Friday, June 15, 2007

Twenty-first century neighbours

My upstairs neighbour has just instant-messaged me to ask if the music is too loud whilst he does some spring-cleaning. This saves him walking down the stairs.

It is good to know that should a marrauding intruder get in, as long as I could lock myself into my study and crawl to my computer keyboard, I would be able to get my neighbour to run down with a baseball bat and save me. Similarly, if I am cooking something nice, and he smells it, I can email the recipe over without having to screetch up at him from the window. And when he was travelling in China, we were able to discuss the crack in the outside wall (and see his pictures of pandas) without needing to have a house meeting about it.

I like living now. In the olden days I would have had to go down to the well to have a gossip. Or at the very least, get dressed and lean over the garden fence.

10 Comments:

Blogger Mopsa said...

Garden fence chat only requires a dressing gown...if the fence is high enough they can't see beneath the neck. Fed the pigs in nightie and wellies this morning - they seemed genuinely unconcerned.

June 15, 2007 12:14 pm  
Anonymous Anonymous said...

It is fabulous... actual person-to-person human interaction can just take up too much time. Long live t'internet!

June 15, 2007 2:44 pm  
Blogger Henry North London 2.0 said...

I know my neighbours can hear the music but then again I hear them all the time but we pretend not to notice each other mostly....

I live between two sisters who are both in their seventies and its very very quiet mostly except on family weekends which is when I retire to the allotment and play the music on my portable mp3 docking station as loud as I can.

Texting has revolutionised communication as has google chat and google talk

Long live instant communication... well as long as the oil stays around . The moment electricity goes, its back to getting up for the water round at the well as the electric pumps at the water station won't work any more.

June 15, 2007 2:50 pm  
Blogger anarki said...

haha I love when stuff like this happens. Sometimes my mum MSNs me from downstairs to say dinners ready...

June 15, 2007 3:04 pm  
Blogger Ally said...

It's the 'getting dressed' aspect of socialising that foxes me, every time. Hence I also relish working at home :).

June 15, 2007 4:59 pm  
Blogger Not Saussure said...

As to dress while you're chatting with the neighbours over the garden fence ... this really to my late father.

Dad decided, in his 50s, to lose a lot of weight, which meant none of his trousers fit any more. These he used for gardening.

One day, while taking a break from his horticultural labours to pass the time of day with a very snooty neighbour of ours, he felt his trousers descending round his ankles.

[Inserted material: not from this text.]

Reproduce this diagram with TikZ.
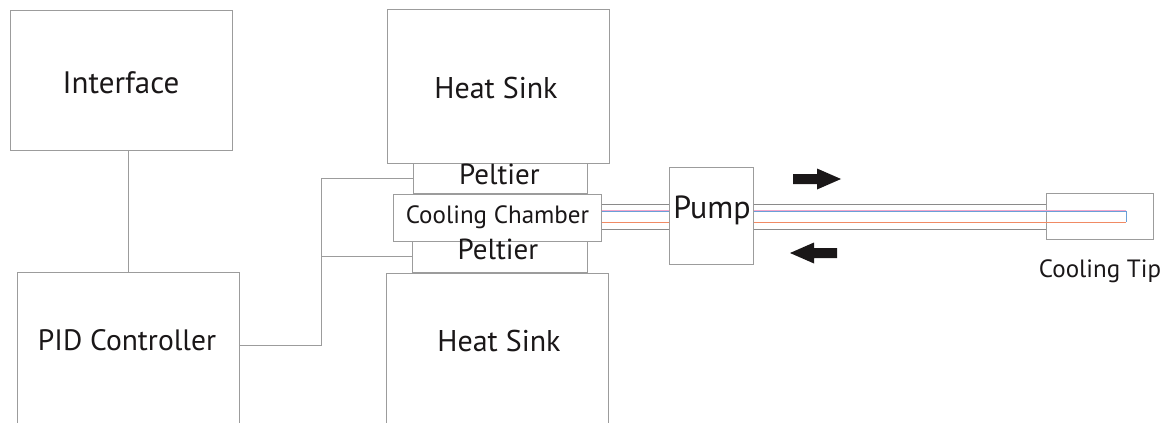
\documentclass[tikz,border=0pt]{standalone}
\usepackage{fontspec}
\setmainfont{PT Sans}
\usetikzlibrary{fit}
\definecolor{boxgray}{HTML}{9C9C9C}
\definecolor{tubegray}{HTML}{8A8A8A}
\definecolor{txt}{HTML}{1A1718}
\definecolor{pinkline}{HTML}{F2A7CB}
\definecolor{blueline}{HTML}{6A9FD8}
\definecolor{orangeline}{HTML}{F08A64}
\tikzset{
  box/.style={draw=boxgray, line width=1pt, inner sep=0pt, fill=none},
  lbl/.style={text=txt, inner sep=0pt, text height=0.7em, text depth=0pt, anchor=center},
  big/.style={lbl, font=\fontsize{30}{30}\selectfont},
  wire/.style={draw=boxgray, line width=1pt},
  tube/.style={draw=tubegray, line width=1pt},
  blockarrow/.style={fill=txt, draw=none}
}
\begin{document}
\begin{tikzpicture}[x=1pt, y=-1pt]
\useasboundingbox (0,0) rectangle (1173,423);
\clip (0,0) rectangle (1173,423);
\fill[white] (0,0) rectangle (1173,423);

% boxes
\node[box, fit={(10,10) (232,150)}] (iface) {};
\node[box, fit={(17,272) (239,430)}] (pid) {};
\node[box, fit={(387,9) (609,163)}] (hs1) {};
\node[box, fit={(413,163) (587,193)}] (pel1) {};
\node[box, fit={(393,194) (601,241)}] (chamber) {};
\node[box, fit={(412,241) (587,272)}] (pel2) {};
\node[box, fit={(386,273) (608,430)}] (hs2) {};
\node[box, fit={(669,167) (753,264)}] (pump) {};
\node[box, fit={(1046,193) (1153,239)}] (tip) {};

% labels
\node[big, font=\fontsize{31}{31}\selectfont] (ifacet) at (121,90) {Interface};
\node[big, font=\fontsize{29.5}{29.5}\selectfont] (pidt) at (127,347) {PID Controller};
\node[big] (hs1t) at (496,95) {Heat Sink};
\node[big] (hs2t) at (499,348) {Heat Sink};
\node[lbl, font=\fontsize{29}{29}\selectfont] (pel1t) at (499.5,181) {Peltier};
\node[lbl, font=\fontsize{29}{29}\selectfont] (pel2t) at (498,256) {Peltier};
\node[lbl, font=\fontsize{25}{25}\selectfont] (chambert) at (497.5,219.5) {Cooling Chamber};
\node[lbl, font=\fontsize{32}{32}\selectfont] (pumpt) at (712,214.5) {Pump};
\node[lbl, font=\fontsize{25}{25}\selectfont] (tipt) at (1100,274) {Cooling Tip};

% control wiring
\coordinate (j) at (321,345);
\draw[wire] (pid.north) -- (pid.north |- iface.south);
\draw[wire] (pid.east |- j) -- (j) -- (j |- pel1.west) -- (pel1.west);
\draw[wire] (j |- pel2.west) -- (pel2.west);

% tubes chamber -> pump
\draw[tube] (chamber.east |- 0,204) -- (pump.west |- 0,204);
\draw[tube] (chamber.east |- 0,229) -- (pump.west |- 0,229);
\draw[pinkline, line width=0.8pt] (chamber.east |- 0,210) -- (pump.west |- 0,210);
\draw[blueline, line width=0.8pt] (chamber.east |- 0,211.5) -- (pump.west |- 0,211.5);
\draw[orangeline, line width=0.9pt] (chamber.east |- 0,222) -- (pump.west |- 0,222);

% tubes pump -> tip
\coordinate (tend) at (1126,222);
\draw[tube] (pump.east |- 0,204) -- (tip.west |- 0,204);
\draw[tube] (pump.east |- 0,229) -- (tip.west |- 0,229);
\draw[pinkline, line width=0.8pt] (pump.east |- 0,210) -- (tend |- 0,210);
\draw[blueline, line width=0.8pt] (pump.east |- 0,211.5) -- (tend |- 0,211.5) -- (tend);
\draw[orangeline, line width=0.9pt] (pump.east |- 0,222) -- (tend);

% flow arrows
\coordinate (ra) at (793,179);
\coordinate (la) at (790,253);
\fill[blockarrow] (ra) ++(0,-5) -- ++(24,0) -- ++(0,-5.5) -- ++(24,10.5) -- ++(-24,10.5) -- ++(0,-5.5) -- ++(-24,0) -- cycle;
\fill[blockarrow] (la) -- ++(24,-10.5) -- ++(0,5.5) -- ++(23,0) -- ++(0,10) -- ++(-23,0) -- ++(0,5.5) -- cycle;
\end{tikzpicture}
\end{document}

'Good God,' said my mother, when he told her this, 'whatever did you say?'

'Perfectly simple,' replies my father; 'I said, "Do you know, Mrs Middlebrooke, somehow I always knew that one day this would happen while I was talking to you?" pulled them back up, and carried on talking as nothing had happened.'

June 15, 2007 7:49 pm  
Blogger Ian said...

from a purely tech point of view, thats very cool!

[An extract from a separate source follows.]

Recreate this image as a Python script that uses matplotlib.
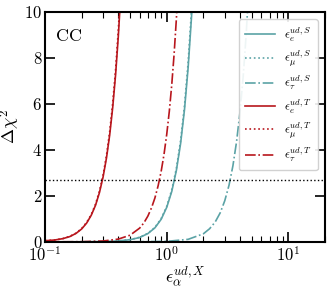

from a 'I've lurked and never commented' viiew - thanks. I enjoy reading your blog, and for some reason posts like this take me back to living in Leyton, E, umm, 12? with my then girlfriend in the top 1/2 of a small house.
good times...

June 16, 2007 5:09 am  
Blogger Andy Ramblings said...

Next you will have a shared network, so that you can share you music, videos etc... Ok, maybe not videos don't know what you might leave there accidentally...

June 16, 2007 9:34 am  
Blogger Rachel said...

The funniest thing was my neighbour didn't know I had this blog and only found out it was the woman who lived underneath his flat when someone sent him a link to it from California!

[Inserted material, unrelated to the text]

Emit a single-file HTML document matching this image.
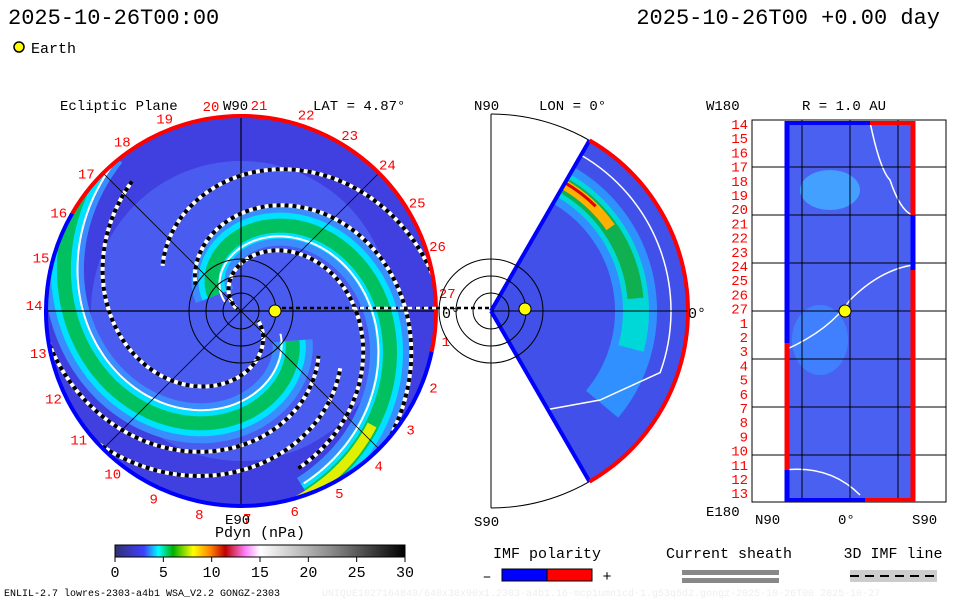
<!DOCTYPE html>
<html><head><meta charset="utf-8"><style>
body{margin:0;background:#fff;width:960px;height:600px;overflow:hidden}
svg text{font-family:"Liberation Mono","DejaVu Sans Mono",monospace}
</style></head><body>
<svg id="s" width="960" height="600" viewBox="0 0 960 600" xmlns="http://www.w3.org/2000/svg">
<defs>
<clipPath id="cl"><circle cx="241" cy="311" r="193"/></clipPath>
<clipPath id="cw"><path d="M491,311 L589.5,140.4 A197,197 0 0,1 589.5,481.6 Z"/></clipPath>
<linearGradient id="cb" x1="0" x2="1">
<stop offset="0" stop-color="#303070"/><stop offset="0.1" stop-color="#3f3fff"/><stop offset="0.15" stop-color="#00ffff"/><stop offset="0.2" stop-color="#00b000"/><stop offset="0.27" stop-color="#ffff00"/><stop offset="0.33" stop-color="#ff8000"/><stop offset="0.38" stop-color="#c00000"/><stop offset="0.45" stop-color="#ff80ff"/><stop offset="0.5" stop-color="#fff"/><stop offset="0.75" stop-color="#888"/><stop offset="1" stop-color="#000"/>
</linearGradient>
</defs>
<g id="g"></g>
</svg>
<script>
const NS='http://www.w3.org/2000/svg';
const svg=document.getElementById('g');
const cbTicks=[0,5,10,15,20,25,30];
const hourLabels=[14,15,16,17,18,19,20,21,22,23,24,25,26,27,1,2,3,4,5,6,7,8,9,10,11,12,13];
const arm1=[143,-70,150];
const arm2=[307,130,330];
function el(t,a,txt,p){const e=document.createElementNS(NS,t);for(const k in a)e.setAttribute(k,a[k]);if(txt!=null)e.textContent=txt;(p||svg).appendChild(e);return e;}
function txt(x,y,s,o){o=o||{};const e=el('text',{x:x,y:y,'font-size':o.fs||14,fill:o.fill||'#000','text-anchor':o.a||'start'},s,o.p);return e;}
const CX=241,CY=311,R=195;
let t;
t=txt(8,24,'2025-10-26T00:00',{fs:22});
t=txt(940,24,'2025-10-26T00 +0.00 day',{fs:22,a:'end'});
let c=el('circle',{cx:19,cy:47,r:5,fill:'#ff0',stroke:'#000','stroke-width':1.5});

txt(31,53,'Earth',{fs:15});
// left plot
const lp=el('g',{});
el('circle',{cx:CX,cy:CY,r:R,fill:'#4040e0'},null,lp);
const cg=el('g',{'clip-path':'url(#cl)'},null,lp);
el('circle',{cx:CX,cy:CY,r:150,fill:'#4a5cf0'},null,cg);
function spiral(arm,off){const [C,a0,a1]=arm;let d='';for(let th=a0;th<=a1;th+=2){const r=C-0.75*th+off;if(r<3)break;const x=CX+r*Math.cos(th*Math.PI/180),y=CY-r*Math.sin(th*Math.PI/180);d+=(d?'L':'M')+x.toFixed(1)+','+y.toFixed(1);}return d;}
[[arm1,'#3a8cff',40],[arm1,'#00e0ff',26],[arm1,'#00c060',14],[arm2,'#3a8cff',40],[arm2,'#00e0ff',26],[arm2,'#00c060',14]].forEach(([a,col,w])=>{el('path',{d:spiral(a,0),fill:'none',stroke:col,'stroke-width':w},null,cg);});
el('path',{d:spiral(arm1,-12),fill:'none',stroke:'#fff','stroke-width':2},null,cg);
el('path',{d:spiral(arm2,-14),fill:'none',stroke:'#fff','stroke-width':2},null,cg);
el('path',{d:spiral([arm1[0],-75,-40],0),fill:'none',stroke:'#e0f000','stroke-width':10},null,cg);
[[arm1,-28],[arm1,22],[arm2,-40],[arm2,30],[arm2,55],[arm1,60]].forEach(([a,o])=>{const d=spiral(a,o);el('path',{d:d,fill:'none',stroke:'#fff','stroke-width':4},null,cg);el('path',{d:d,fill:'none',stroke:'#000','stroke-width':4,'stroke-dasharray':'4 4'},null,cg);});
for(let k=0;k<4;k++){const a=k*45*Math.PI/180;el('line',{x1:CX-R*Math.cos(a),y1:CY-R*Math.sin(a),x2:CX+R*Math.cos(a),y2:CY+R*Math.sin(a),stroke:'#000','stroke-width':k%2?0.8:1.2},null,lp);}
[18,35,52].forEach(r=>el('circle',{cx:CX,cy:CY,r:r,fill:'none',stroke:'#000','stroke-width':1},null,lp));
el('path',{d:`M${CX+R*Math.cos(150*Math.PI/180)},${CY-R*Math.sin(150*Math.PI/180)} A${R},${R} 0 0,1 ${CX+R*Math.cos(-12*Math.PI/180)},${CY-R*Math.sin(-12*Math.PI/180)}`,fill:'none',stroke:'#f00','stroke-width':4},null,lp);
el('path',{d:`M${CX+R*Math.cos(-12*Math.PI/180)},${CY-R*Math.sin(-12*Math.PI/180)} A${R},${R} 0 1,1 ${CX+R*Math.cos(150*Math.PI/180)},${CY-R*Math.sin(150*Math.PI/180)}`,fill:'none',stroke:'#00f','stroke-width':4},null,lp);
hourLabels.forEach((h,i)=>{const a=(85-(i-7)*13.33)*Math.PI/180;const e=txt(CX+207*Math.cos(a),CY-207*Math.sin(a)+5,String(h),{fs:14,fill:'#f00',a:'middle',p:lp});});
txt(60,110,'Ecliptic Plane',{fs:14});txt(223,110,'W90',{fs:14});txt(313,110,'LAT = 4.87°',{fs:14});txt(225,524,'E90',{fs:14});
el('line',{x1:275,y1:308,x2:491,y2:308,stroke:'#000','stroke-width':2.5,'stroke-dasharray':'4 3'});
el('line',{x1:352,y1:308,x2:436,y2:308,stroke:'#fff','stroke-width':2.5,'stroke-dasharray':'4 4'});
txt(442,318,'0°',{fs:15});
c=el('circle',{cx:275,cy:311,r:6,fill:'#ff0',stroke:'#000'});
// middle
const mp=el('g',{});
el('path',{d:'M491,114 A197,197 0 0,1 491,508',fill:'none',stroke:'#000'},null,mp);
el('line',{x1:491,y1:114,x2:491,y2:508,stroke:'#000'},null,mp);
const wg=el('g',{'clip-path':'url(#cw)'},null,mp);
el('rect',{x:491,y:114,width:200,height:400,fill:'#4050e8'},null,wg);
function arc(r,a0,a1){const p=a=>[491+r*Math.cos(a*Math.PI/180),311-r*Math.sin(a*Math.PI/180)];const s=p(a0),e=p(a1);return `M${s[0]},${s[1]} A${r},${r} 0 0,1 ${e[0]},${e[1]}`;}
el('path',{d:arc(145,62,-40),fill:'none',stroke:'#3090ff','stroke-width':42},null,wg);
el('path',{d:arc(145,62,-15),fill:'none',stroke:'#00d8d8','stroke-width':26},null,wg);
el('path',{d:arc(145,62,5),fill:'none',stroke:'#10b050','stroke-width':16},null,wg);
el('path',{d:arc(146,60,35),fill:'none',stroke:'#ffb000','stroke-width':10},null,wg);
el('path',{d:arc(148,60,45),fill:'none',stroke:'#e00000','stroke-width':3},null,wg);
el('path',{d:arc(180,60,-20)+' L600,400 L545,410',fill:'none',stroke:'#fff','stroke-width':1.5},null,wg);
[-60,60].forEach(a=>{const r=a*Math.PI/180;el('line',{x1:491,y1:311,x2:491+197*Math.cos(r),y2:311-197*Math.sin(r),stroke:'#000'},null,mp);});
el('path',{d:'M491,311 L589.5,140.4',stroke:'#00f','stroke-width':4},null,mp);
el('path',{d:'M491,311 L589.5,481.6',stroke:'#00f','stroke-width':4},null,mp);
el('path',{d:'M589.5,140.4 A197,197 0 0,1 589.5,481.6',fill:'none',stroke:'#f00','stroke-width':4},null,mp);
el('line',{x1:491,y1:311,x2:688,y2:311,stroke:'#000'},null,mp);
[18,35,52].forEach(r=>el('circle',{cx:491,cy:311,r:r,fill:'none',stroke:'#000'},null,mp));
c=el('circle',{cx:525,cy:309,r:6,fill:'#ff0',stroke:'#000'},null,mp);
txt(474,110,'N90',{fs:14});txt(539,110,'LON = 0°',{fs:14});txt(474,526,'S90',{fs:14});txt(688,318,'0°',{fs:15});
// right
const rp=el('g',{});
el('rect',{x:752,y:120,width:194,height:382,fill:'#fff',stroke:'#000'},null,rp);
el('rect',{x:785,y:121,width:130,height:381,fill:'#4a60f0'},null,rp);
el('ellipse',{cx:830,cy:190,rx:30,ry:20,fill:'#44a0ff'},null,rp);
el('ellipse',{cx:820,cy:340,rx:28,ry:35,fill:'#4080ff'},null,rp);
el('path',{d:'M870,122 Q880,170 890,180 Q900,210 912,215',fill:'none',stroke:'#fff','stroke-width':1.5},null,rp);
el('path',{d:'M785,350 Q830,330 850,300 Q880,270 913,265',fill:'none',stroke:'#fff','stroke-width':1.5},null,rp);
el('path',{d:'M785,470 Q830,465 860,495',fill:'none',stroke:'#fff','stroke-width':1.5},null,rp);
[802,850,898].forEach(x=>el('line',{x1:x,y1:120,x2:x,y2:502,stroke:'#000'},null,rp));
[167,215,263,311,359,407,455].forEach(y=>el('line',{x1:752,y1:y,x2:946,y2:y,stroke:'#000'},null,rp));
el('line',{x1:787,y1:121,x2:787,y2:502,stroke:'#00f','stroke-width':5},null,rp);
el('line',{x1:787,y1:343,x2:787,y2:470,stroke:'#f00','stroke-width':5},null,rp);
el('line',{x1:913,y1:121,x2:913,y2:502,stroke:'#f00','stroke-width':5},null,rp);
el('line',{x1:913,y1:215,x2:913,y2:270,stroke:'#00f','stroke-width':5},null,rp);
el('line',{x1:785,y1:123,x2:870,y2:123,stroke:'#00f','stroke-width':4},null,rp);
el('line',{x1:870,y1:123,x2:915,y2:123,stroke:'#f00','stroke-width':4},null,rp);
el('line',{x1:785,y1:500,x2:865,y2:500,stroke:'#00f','stroke-width':4},null,rp);
el('line',{x1:865,y1:500,x2:915,y2:500,stroke:'#f00','stroke-width':4},null,rp);
hourLabels.forEach((h,i)=>{const y=124+i*14.2;const e=txt(748,y+5,String(h),{fs:14,fill:'#f00',a:'end',p:rp});});
c=el('circle',{cx:845,cy:311,r:6,fill:'#ff0',stroke:'#000'},null,rp);
txt(706,110,'W180',{fs:14});txt(802,110,'R = 1.0 AU',{fs:14});txt(706,516,'E180',{fs:14});
txt(755,524,'N90',{fs:14});txt(838,524,'0°',{fs:14});txt(912,524,'S90',{fs:14});
// colorbar
txt(260,537,'Pdyn (nPa)',{fs:15,a:'middle'});
const cb=el('rect',{x:115,y:545,width:290,height:12,fill:'url(#cb)',stroke:'#000'});

cbTicks.forEach(v=>{const x=115+v/30*290;el('line',{x1:x,y1:557,x2:x,y2:562,stroke:'#000'});const e=txt(x,577,String(v),{fs:15,a:'middle'});});
// legends
txt(547,558,'IMF polarity',{fs:15,a:'middle'});txt(487,581,'–',{fs:15,a:'middle'});txt(607,581,'+',{fs:15,a:'middle'});
el('rect',{x:502,y:569,width:46,height:12,fill:'#00f',stroke:'#000'});el('rect',{x:547,y:569,width:45,height:12,fill:'#f00',stroke:'#000'});
txt(729,558,'Current sheath',{fs:15,a:'middle'});
el('rect',{x:682,y:570,width:97,height:5,fill:'#888'});el('rect',{x:682,y:578,width:97,height:5,fill:'#888'});
txt(893,558,'3D IMF line',{fs:15,a:'middle'});
el('rect',{x:850,y:570,width:87,height:12,fill:'#ccc'});el('line',{x1:850,y1:576,x2:937,y2:576,stroke:'#000','stroke-width':2,'stroke-dasharray':'9 6'});
txt(4,596,'ENLIL-2.7 lowres-2303-a4b1 WSA_V2.2 GONGZ-2303',{fs:10});
txt(322,596,'UNIQUE1027164849/640x30x90x1.2303-a4b1.16-mcp1umn1cd-1.g53q5d2.gongz-2025-10-26T00    2025-10-27',{fs:10,fill:'#eee'});
</script>
</body></html>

I don't think I need to share music with him as I can already hear it perfectly well through the ceiling...

June 16, 2007 4:14 pm  
Blogger analyze this said...

"wouldn't it be nice to get on with the neighbours, but they make it very clear they've got no time for ravers..." ("Lazy Sunday" - The Small Faces)

When I lived in London, I was so surprised that I became friends with the guy in the flat next door. We're still friends today and he recently sent me some photos of his new born son. I had expected London to be a town where people build walls between themselves and the people around them. (... and mostly it is that).